THE image was upside-down.
A seminar my class recently coordinated was delayed when the image projected on the screen was inverted.
Desiring to orient stakeholders about human trafficking, the students invited speakers to discuss programs that could help trafficked victims move on.
During the lull, I spoke with a speaker representing the Technical Education and Skills Development Authority (Tesda). He was interested to promote their training programs.
Aside from including materials and a certification of completion, the trainings are free. Residents can also register at their barangay, and the agency will conduct the training on-site, making it more accessible.

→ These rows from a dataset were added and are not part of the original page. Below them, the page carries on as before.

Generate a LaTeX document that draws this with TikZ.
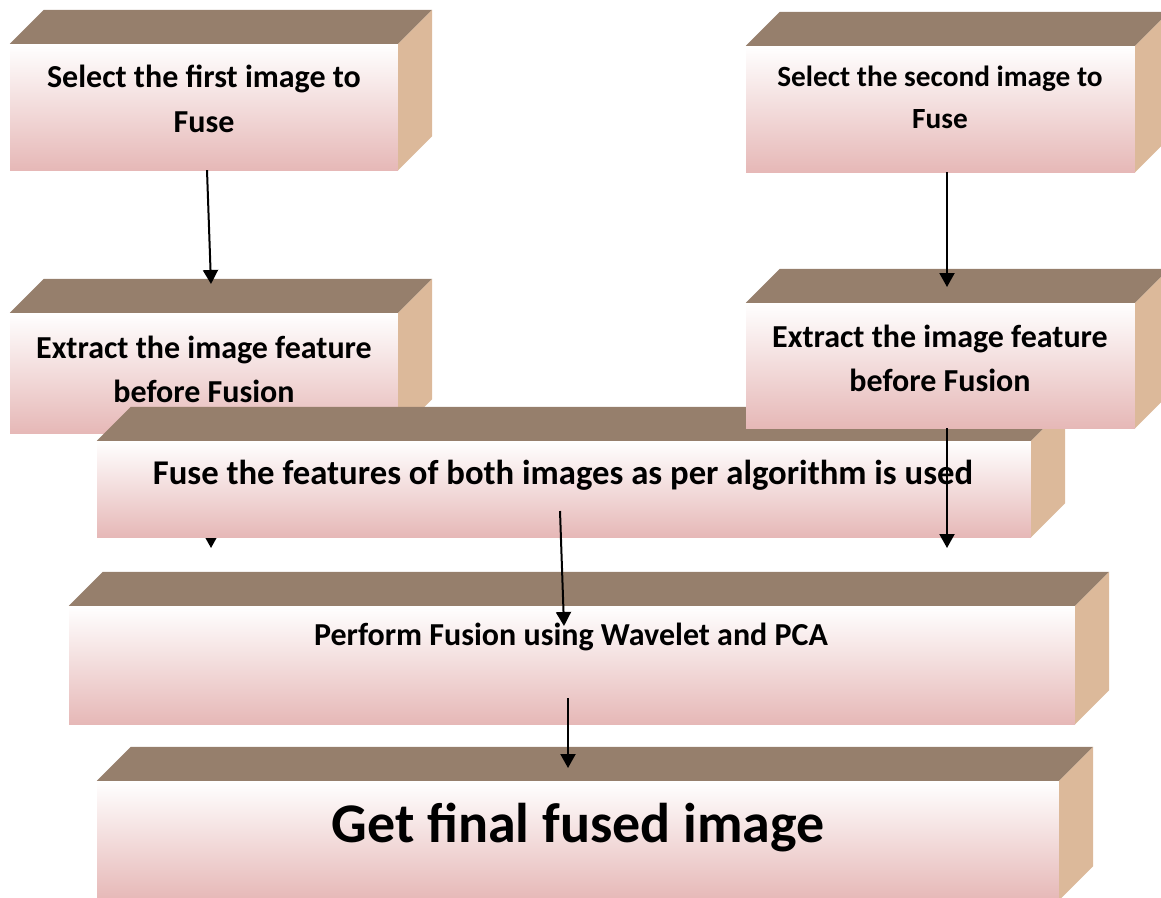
\documentclass[tikz,border=0pt]{standalone}
\usepackage{fontspec}
\setmainfont{Carlito}
\usetikzlibrary{arrows.meta}
\definecolor{topbrown}{RGB}{150,127,108}
\definecolor{sidetan}{RGB}{220,185,154}
\definecolor{frontpink}{RGB}{230,184,183}
\tikzset{
  front/.style={rectangle, inner sep=0pt, top color=white, bottom color=frontpink},
  topface/.style={fill=topbrown},
  sideface/.style={fill=sidetan},
  lbl/.style={align=center, inner sep=0pt},
  flow/.style={line width=2pt, -{Triangle[length=14pt,width=15pt]}}
}
\newcommand{\slabfaces}[1]{%
  \fill[topface] (#1.north west) -- ++(34,-34) -- ([shift={(34,-34)}]#1.north east) -- (#1.north east) -- cycle;
  \fill[sideface] (#1.north east) -- ++(34,-34) -- ([shift={(34,-34)}]#1.south east) -- (#1.south east) -- cycle;}

\begin{document}
\begin{tikzpicture}[x=1pt,y=-1pt]
    \useasboundingbox (0,0) rectangle (1161,897);
    % top row
    \node[front, minimum width=388, minimum height=126] (sel1) at (204,107) {};
    \slabfaces{sel1}
    \node[lbl, font=\bfseries\fontsize{32}{45}\selectfont] (sel1txt) at (204,99) {Select the first image to\\Fuse};
    \node[front, minimum width=389, minimum height=126] (sel2) at (940.5,109) {};
    \slabfaces{sel2}
    \node[lbl, font=\bfseries\fontsize{29.3}{42}\selectfont] (sel2txt) at (940,97) {Select the second image to\\Fuse};
    % second row
    \node[front, minimum width=388, minimum height=120] (ext1) at (204,373) {};
    \slabfaces{ext1}
    \node[lbl, font=\bfseries\fontsize{32}{44}\selectfont] (ext1txt) at (204,369) {Extract the image feature\\before Fusion};
    \coordinate (tipA) at (211,284);
    \coordinate (tipB) at (947,287);
    \coordinate (tipC) at (211,548);
    \coordinate (tipD) at (947,548);
    \draw[flow] ([xshift=3pt]sel1.south) -- (tipA);
    \draw[flow] (ext1.south -| tipC) -- (tipC);
    % fuse
    \node[front, minimum width=934, minimum height=96] (fuse) at (564,489) {};
    \slabfaces{fuse}
    \node[lbl, font=\bfseries\fontsize{34.7}{44}\selectfont] (fusetxt) at (563,475) {Fuse the features of both images as per algorithm is used};
    \node[front, minimum width=389, minimum height=125] (ext2) at (940.5,365.5) {};
    \slabfaces{ext2}
    \node[lbl, font=\bfseries\fontsize{32}{44}\selectfont] (ext2txt) at (940,358) {Extract the image feature\\before Fusion};
    \draw[flow] (sel2.south -| tipB) -- (tipB);
    \draw[flow] (ext2.south -| tipD) -- (tipD);
    % bottom rows
    \node[front, minimum width=1006, minimum height=118] (perf) at (572,665) {};
    \slabfaces{perf}
    \node[lbl, font=\bfseries\fontsize{32}{38}\selectfont] (perftxt) at (571,637) {Perform Fusion using Wavelet and PCA};
    \node[front, minimum width=962, minimum height=119] (final) at (578,840.5) {};
    \slabfaces{final}
    \node[lbl, font=\bfseries\fontsize{56}{60}\selectfont] (finaltxt) at (578,828) {Get final fused image};
    \coordinate (fuseout) at (560,511);
    \coordinate (tipE) at (564,626);
    \coordinate (perfout) at (568,698);
    \coordinate (tipF) at (568,768);
    \draw[flow] (fuseout) -- (tipE);
    \draw[flow] (perfout) -- (tipF);
\end{tikzpicture}
\end{document}
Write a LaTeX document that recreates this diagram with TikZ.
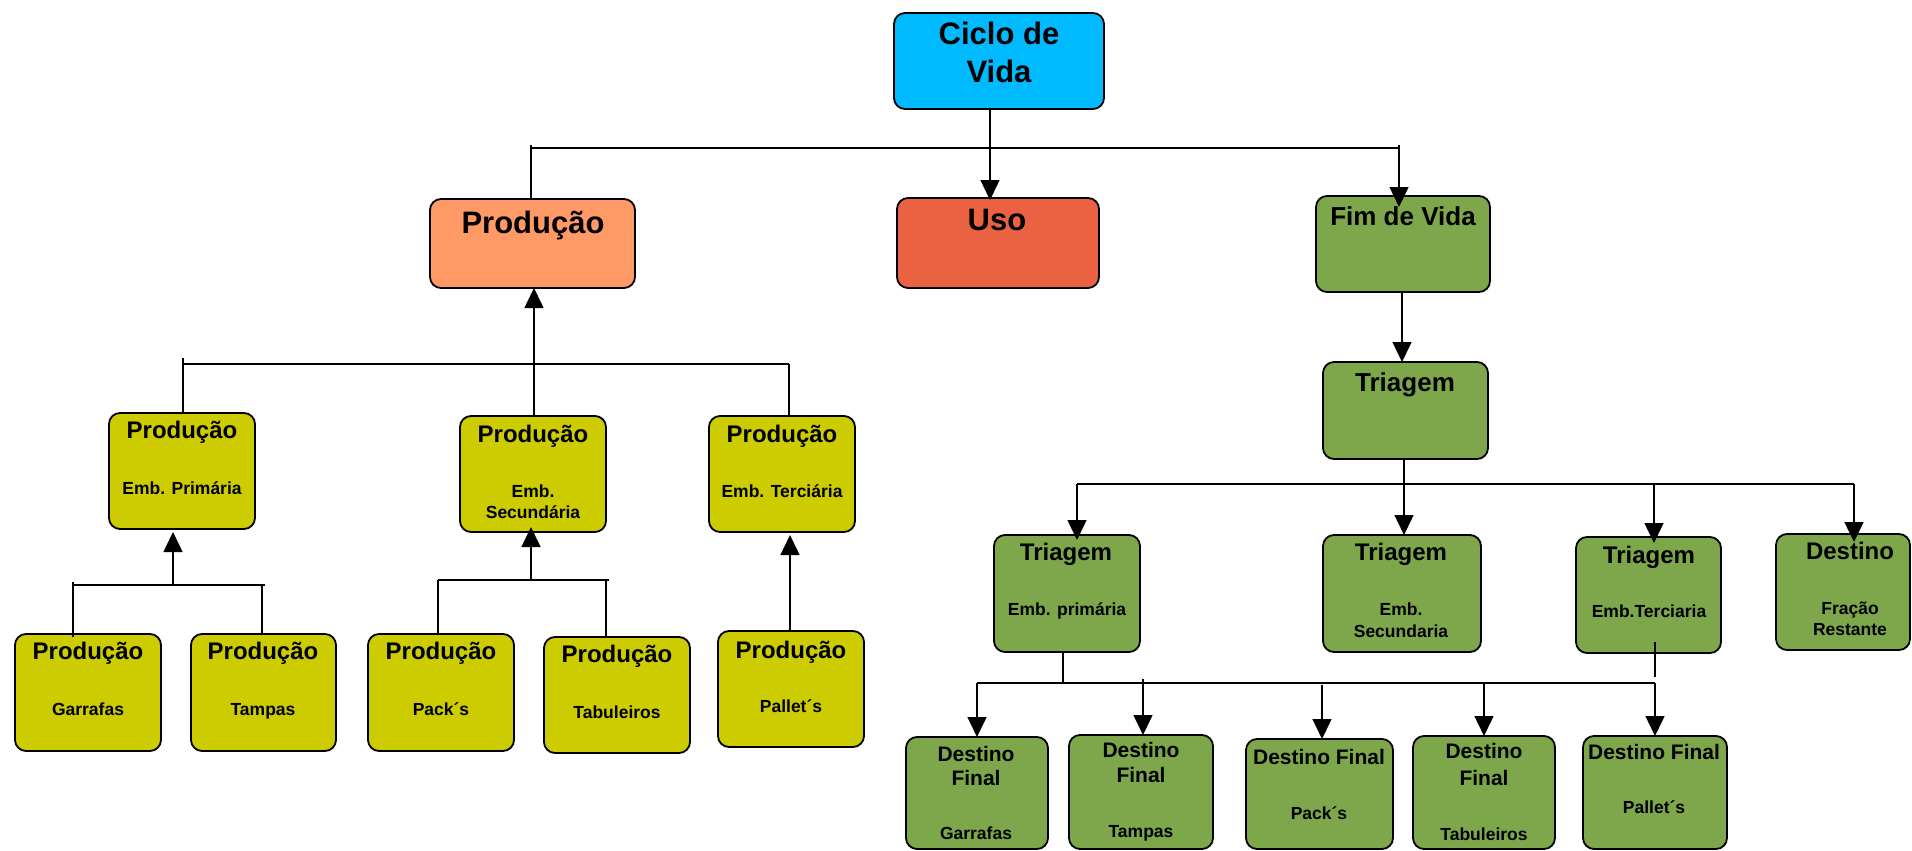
\documentclass[tikz,border=0pt]{standalone}
\usepackage{fontspec}
\setmainfont{Liberation Sans}
\usetikzlibrary{arrows.meta}

\definecolor{cicloblue}{RGB}{0,186,255}
\definecolor{prodorange}{RGB}{255,153,102}
\definecolor{usored}{RGB}{234,98,66}
\definecolor{fimgreen}{RGB}{125,167,74}
\definecolor{embyellow}{RGB}{204,204,0}

% box given by its top-left and bottom-right corners
\newcommand\boxat[6]{%
  \node[box,fill=#6,minimum width={(#4-#2)*1pt},minimum height={(#5-#3)*1pt},
        anchor=north west] (#1) at (#2,#3) {};}

\begin{document}
\begin{tikzpicture}[x=1pt,y=-1pt,
  box/.style={draw=black,line width=1.8pt,rounded corners=11pt,inner sep=0pt,outer sep=0pt},
  txt/.style={anchor=base,inner sep=0pt,font=\bfseries},
  tA/.style={txt,font=\bfseries\fontsize{31}{35}\selectfont},
  tB/.style={txt,font=\bfseries\fontsize{26}{30}\selectfont},
  tC/.style={txt,font=\bfseries\fontsize{24}{28}\selectfont},
  tD/.style={txt,font=\bfseries\fontsize{21}{25}\selectfont},
  tS/.style={txt,font=\bfseries\fontsize{17.5}{20}\selectfont},
  wire/.style={draw=black,line width=1.5pt},
  arr/.style={wire,-{Triangle[length=20pt,width=19pt]}}]

\useasboundingbox (0,0) rectangle (1912,851);

% ---------- boxes ----------
\boxat{ciclo}{894}{13}{1104}{109}{cicloblue}
\boxat{prod}{430}{199}{635}{288}{prodorange}
\boxat{uso}{897}{198}{1099}{288}{usored}
\boxat{fim}{1316}{196}{1490}{292}{fimgreen}
\boxat{tri}{1323}{362}{1488}{459}{fimgreen}

\boxat{pA}{109}{413}{255}{529}{embyellow}
\boxat{pB}{460}{416}{606}{532}{embyellow}
\boxat{pC}{709}{416}{855}{532}{embyellow}

\boxat{gA}{15}{634}{161}{751}{embyellow}
\boxat{gB}{191}{634}{336}{751}{embyellow}
\boxat{gC}{368}{634}{514}{751}{embyellow}
\boxat{gD}{544}{637}{690}{753}{embyellow}
\boxat{gE}{718}{631}{864}{747}{embyellow}

\boxat{tA}{994}{535}{1140}{652}{fimgreen}
\boxat{tB}{1323}{535}{1481}{652}{fimgreen}
\boxat{tC}{1576}{537}{1721}{653}{fimgreen}
\boxat{tD}{1776}{534}{1910}{650}{fimgreen}

\boxat{dA}{906}{737}{1048}{849}{fimgreen}
\boxat{dB}{1069}{735}{1213}{849}{fimgreen}
\boxat{dC}{1246}{739}{1393}{849}{fimgreen}
\boxat{dD}{1413}{736}{1555}{849}{fimgreen}
\boxat{dE}{1583}{736}{1727}{849}{fimgreen}

% ---------- texts ----------
\node[tA] (ciclo1) at (999,45) {Ciclo de};
\node[tA] (ciclo2) at (999,82) {Vida};
\node[tA] (prodT) at (533,233) {Produção};
\node[tA] (usoT) at (997,230) {Uso};
\node[tB] (fimT) at (1403,225) {Fim de Vida};
\node[tB] (triT) at (1405,391) {Triagem};

\node[tC] (pAT) at (182,438) {Produção};
\node[tS] (pAS) at (182,494) {Emb. Primária};
\node[tC] (pBT) at (533,442) {Produção};
\node[tS] (pBS1) at (533,497) {Emb.};
\node[tS] (pBS2) at (533,518) {Secundária};
\node[tC] (pCT) at (782,442) {Produção};
\node[tS] (pCS) at (782,497) {Emb. Terciária};

\node[tC] (gAT) at (88,659) {Produção};
\node[tS] (gAS) at (88,715) {Garrafas};
\node[tC] (gBT) at (263,659) {Produção};
\node[tS] (gBS) at (263,715) {Tampas};
\node[tC] (gCT) at (441,659) {Produção};
\node[tS] (gCS) at (441,715) {Pack´s};
\node[tC] (gDT) at (617,662) {Produção};
\node[tS] (gDS) at (617,718) {Tabuleiros};
\node[tC] (gET) at (791,658) {Produção};
\node[tS] (gES) at (791,712) {Pallet´s};

\node[tC] (tAT) at (1066,560) {Triagem};
\node[tS] (tAS) at (1067,615) {Emb. primária};
\node[tC] (tBT) at (1401,560) {Triagem};
\node[tS] (tBS1) at (1401,615) {Emb.};
\node[tS] (tBS2) at (1401,637) {Secundaria};
\node[tC] (tCT) at (1649,563) {Triagem};
\node[tS] (tCS) at (1649,617) {Emb.Terciaria};
\node[tC] (tDT) at (1850,559) {Destino};
\node[tS] (tDS1) at (1850,614) {Fração};
\node[tS] (tDS2) at (1850,635) {Restante};

\node[tD] (dAT1) at (976,761) {Destino};
\node[tD] (dAT2) at (976,785) {Final};
\node[tS] (dAS) at (976,839) {Garrafas};
\node[tD] (dBT1) at (1141,757) {Destino};
\node[tD] (dBT2) at (1141,782) {Final};
\node[tS] (dBS) at (1141,837) {Tampas};
\node[tD] (dCT) at (1319,764) {Destino Final};
\node[tS] (dCS) at (1319,819) {Pack´s};
\node[tD] (dDT1) at (1484,758) {Destino};
\node[tD] (dDT2) at (1484,785) {Final};
\node[tS] (dDS) at (1484,840) {Tabuleiros};
\node[tD] (dET) at (1654,759) {Destino Final};
\node[tS] (dES) at (1654,813) {Pallet´s};

% ---------- junction points ----------
\coordinate (busTopL) at (531,148);
\coordinate (busTopM) at (990,148);
\coordinate (busTopR) at (1399,148);
\coordinate (stemFim) at (1402,0);

\coordinate (busPL) at (183,364);
\coordinate (busPM) at (534,364);
\coordinate (busPR) at (789,364);

\coordinate (busGL) at (73,585);
\coordinate (busGM) at (173,585);
\coordinate (busGR) at (265,585);
\coordinate (busGR2) at (262,585);

\coordinate (busKL) at (438,580);
\coordinate (busKM) at (531,580);
\coordinate (busKR) at (609,580);
\coordinate (busKR2) at (606,580);

\coordinate (stemPal) at (790,0);

\coordinate (busTL) at (1077,484);
\coordinate (busTM) at (1404,484);
\coordinate (busTC) at (1654,484);
\coordinate (busTR) at (1854,484);

\coordinate (busDL) at (977,683);
\coordinate (busDstemA) at (1063,683);
\coordinate (busDB) at (1143,683);
\coordinate (busDC) at (1322,683);
\coordinate (busDD) at (1484,683);
\coordinate (busDR) at (1655,683);

% (yshift works on the page: positive moves a point up)

% ---------- connectors: top level ----------
\draw[wire] (busTopL) -- (busTopR);
\draw[wire] ([yshift=3pt]busTopL) -- (prod.north -| busTopL);
\draw[arr] (ciclo.south -| busTopM) -- ([yshift=-2pt]uso.north -| busTopM);
\draw[arr] ([yshift=3pt]busTopR) -- ([yshift=-11pt]fim.north -| busTopR);
\draw[arr] (fim.south -| stemFim) -- (tri.north -| stemFim);

% ---------- connectors: production side ----------
\draw[wire] (busPL) -- (busPR);
\draw[wire] ([yshift=6pt]busPL) -- (pA.north -| busPL);
\draw[wire] (busPR) -- (pC.north -| busPR);
\draw[arr] (pB.north -| busPM) -- (prod.south -| busPM);

\draw[wire] (busGL) -- (busGR);
\draw[wire] ([yshift=3pt]busGL) -- ([yshift=-3pt]gA.north -| busGL);
\draw[wire] (busGR2) -- (gB.north -| busGR2);
\draw[arr] (busGM) -- ([yshift=-3pt]pA.south -| busGM);

\draw[wire] (busKL) -- (busKR);
\draw[wire] (busKL) -- (gC.north -| busKL);
\draw[wire] (busKR2) -- (gD.north -| busKR2);
\draw[arr] (busKM) -- ([yshift=5pt]pB.south -| busKM);

\draw[arr] (gE.north -| stemPal) -- ([yshift=-3pt]pC.south -| stemPal);

% ---------- connectors: end-of-life side ----------
\draw[wire] (busTL) -- (busTR);
\draw[wire] (tri.south -| busTM) -- (busTM);
\draw[arr] (busTL) -- ([yshift=-5pt]tA.north -| busTL);
\draw[arr] (busTM) -- (tB.north -| busTM);
\draw[arr] (busTC) -- ([yshift=-6pt]tC.north -| busTC);
\draw[arr] (busTR) -- ([yshift=-8pt]tD.north -| busTR);

\draw[wire] (busDL) -- (busDR);
\draw[wire] (tA.south -| busDstemA) -- (busDstemA);
\draw[wire] ([yshift=11pt]tC.south -| busDR) -- ([yshift=6pt]busDR);
\draw[arr] (busDL) -- (dA.north -| busDL);
\draw[arr] ([yshift=4pt]busDB) -- (dB.north -| busDB);
\draw[arr] ([yshift=-2pt]busDC) -- (dC.north -| busDC);
\draw[arr] (busDD) -- (dD.north -| busDD);
\draw[arr] (busDR) -- (dE.north -| busDR);

\end{tikzpicture}
\end{document}
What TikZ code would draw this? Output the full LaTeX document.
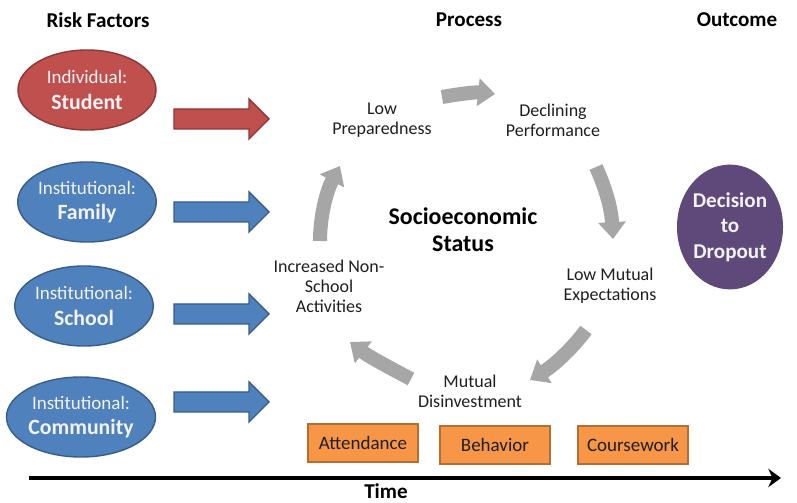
\documentclass[tikz,border=0pt]{standalone}
\usepackage{fontspec}
\setmainfont{Carlito}
\usetikzlibrary{arrows.meta,shapes.geometric}
\definecolor{redf}{HTML}{C0504D}
\definecolor{redd}{HTML}{8C3836}
\definecolor{bluef}{HTML}{4F81BD}
\definecolor{blued}{HTML}{385D8A}
\definecolor{purp}{HTML}{5F497A}
\definecolor{orgf}{HTML}{F79646}
\definecolor{orgd}{HTML}{B66D31}
\definecolor{grayarr}{HTML}{A6A6A6}
\definecolor{txtw}{HTML}{F2F2F2}
\definecolor{txtd}{HTML}{1F1F1F}
\newcommand\blkarrow[3]{%
  \filldraw[fill=#1,draw=#2,line width=1pt]
    (174,#3-10) -- (249,#3-10) -- (249,#3-20) -- (269,#3) -- (249,#3+20)
    -- (249,#3+10) -- (174,#3+10) -- cycle;}
\newcommand\riskbig{\fontsize{15.5}{18}\selectfont\bfseries}
\begin{document}
\begin{tikzpicture}[x=0.025cm,y=-0.025cm,
  title/.style={font=\fontsize{15}{17}\selectfont\bfseries, text=black, inner sep=0pt},
  risk/.style={ellipse, minimum width=3.45cm, minimum height=2.0cm, inner sep=0pt,
     line width=1pt, align=center, text=txtw, font=\fontsize{13.5}{18}\selectfont},
  riskred/.style={risk, fill=redf, draw=redd},
  riskblue/.style={risk, fill=bluef, draw=blued},
  proc/.style={align=center, text=txtd, inner sep=0pt,
     font=\fontsize{12.8}{14.2}\selectfont},
  orgbox/.style={rectangle, fill=orgf, draw=orgd, line width=1.4pt,
     minimum width=2.75cm, minimum height=0.97cm, inner sep=0pt,
     font=\fontsize{13.5}{15}\selectfont, text=txtd},
  grayarrow/.style={draw=grayarr, line width=10pt,
     -{Triangle[width=19pt,length=12pt]}},
  timearrow/.style={draw=black, line width=2.8pt,
     -{Stealth[width=13pt,length=9pt]}}
]
\useasboundingbox (0,0) rectangle (797,503);
\fill[white] (0,0) rectangle (797,503);

% column titles
\node[title] (tRisk) at (98,20) {Risk Factors};
\node[title] (tProc) at (469,20) {Process};
\node[title] (tOut) at (737,20) {Outcome};

% risk factor ellipses
\node[riskred] (student) at (87,90) {Individual:\\{\riskbig Student}};
\node[riskblue] (family) at (87,202) {Institutional:\\{\riskbig Family}};
\node[riskblue] (school) at (84,306) {Institutional:\\{\riskbig School}};
\node[riskblue] (community) at (81,417) {Institutional:\\{\riskbig Community}};

% block arrows
\blkarrow{redf}{redd}{119}
\blkarrow{bluef}{blued}{212}
\blkarrow{bluef}{blued}{314}
\blkarrow{bluef}{blued}{402}

% process labels
\node[proc] (prep) at (382,120) {Low\\Preparedness};
\node[proc] (perf) at (553,120) {Declining\\Performance};
\node[proc] (expect) at (610,286) {Low Mutual\\Expectations};
\node[proc] (disinv) at (470,391) {Mutual\\Disinvestment};
\node[proc] (nonsch) at (329,286) {Increased Non-\\School\\Activities};
\node[align=center, inner sep=0pt, text=black,
      font=\fontsize{17}{19}\selectfont\bfseries] (ses) at (463,230) {Socioeconomic\\Status};

% cycle arrows
\coordinate (a1s) at (442,97);  \coordinate (a1e) at (495,94);
\coordinate (a2s) at (596,167); \coordinate (a2e) at (613,239);
\coordinate (a3s) at (586,330); \coordinate (a3e) at (530,380);
\coordinate (a4s) at (411,379); \coordinate (a4e) at (350,342);
\coordinate (a5s) at (320,241); \coordinate (a5e) at (340,166);
\draw[grayarrow] (a1s) .. controls (459,94) and (476,92) .. (a1e);
\draw[grayarrow] (a2s) .. controls (604,185) and (611,205) .. (a2e);
\draw[grayarrow] (a3s) .. controls (572,349) and (553,366) .. (a3e);
\draw[grayarrow] (a4s) .. controls (390,368) and (368,356) .. (a4e);
\draw[grayarrow] (a5s) .. controls (320,215) and (327,190) .. (a5e);

% outcome
\node[ellipse, fill=purp, minimum width=2.65cm, minimum height=3.12cm, inner sep=0pt,
      align=center, text=txtw, font=\fontsize{15}{18}\selectfont\bfseries]
      (decision) at (730,227) {Decision\\to\\Dropout};

% indicators
\node[orgbox] (attend) at (363,443) {Attendance};
\node[orgbox] (behav) at (495,445) {Behavior};
\node[orgbox] (course) at (633,445) {Coursework};

% time axis
\coordinate (t0) at (29,478);
\coordinate (t1) at (781,478);
\draw[timearrow] (t0) -- (t1);
\node[title, anchor=base] (time) at (386,499) {Time};
\end{tikzpicture}
\end{document}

Recalling the SunStar Cebu special report series, published last Mar. 3-6, about the rehabilitation of those who surrendered under Project Tokhang, I asked the speaker if Tesda was training drug surrenderers to consider options that did not include peddling illegal drugs.
The speaker said that the reluctance of the Department of Health to certify that they were psychologically stable barred drug surrenderers from certain trainings.
Would you conduct a training in automotive servicing or hairdressing with cosmetology if you feared the screwdriver or scissor in the drug dependent’s hand? he asked.
His candid comment surfaced again amidst the celebration over the passers of the 2016 Philippine Bar Exams.
Not only was the passing rate of 59.06 percent among the highest in recent years, the Bar topnotchers were graduates of schools outside of Metro Manila.
Among the most stirring stories were accomplishments made by ordinary people facing extraordinary challenges: juggling law studies with work, a family, past failures, advanced age, poor health.
Emerging consistently in these tales was the person’s sense of self-worth.
Belief in oneself trumps being born into wealth, having innate brilliance, or developing self-discipline.
How is self-esteem developed? Over the decades, I’ve often wondered how adversity has different effects on different people.
The slightest pressure can pull a person under. And unimaginable obstacles make others soar higher.
Remembering the comment of the Tesda representative, I’ve wondered if I had paid equal attention, too, to the outliers on both ends of the spectrum: the ones who are brilliant, and the ones who are not. The ones who succeed, the ones who don’t.
It only takes a slip of the tongue to pronounce “paso” two different ways. Put the accent on the second syllable, the word means “march,” a metaphor for graduation, a transition prized by every student and parent.
Fix the accent on the first syllable, and the word means “burn”.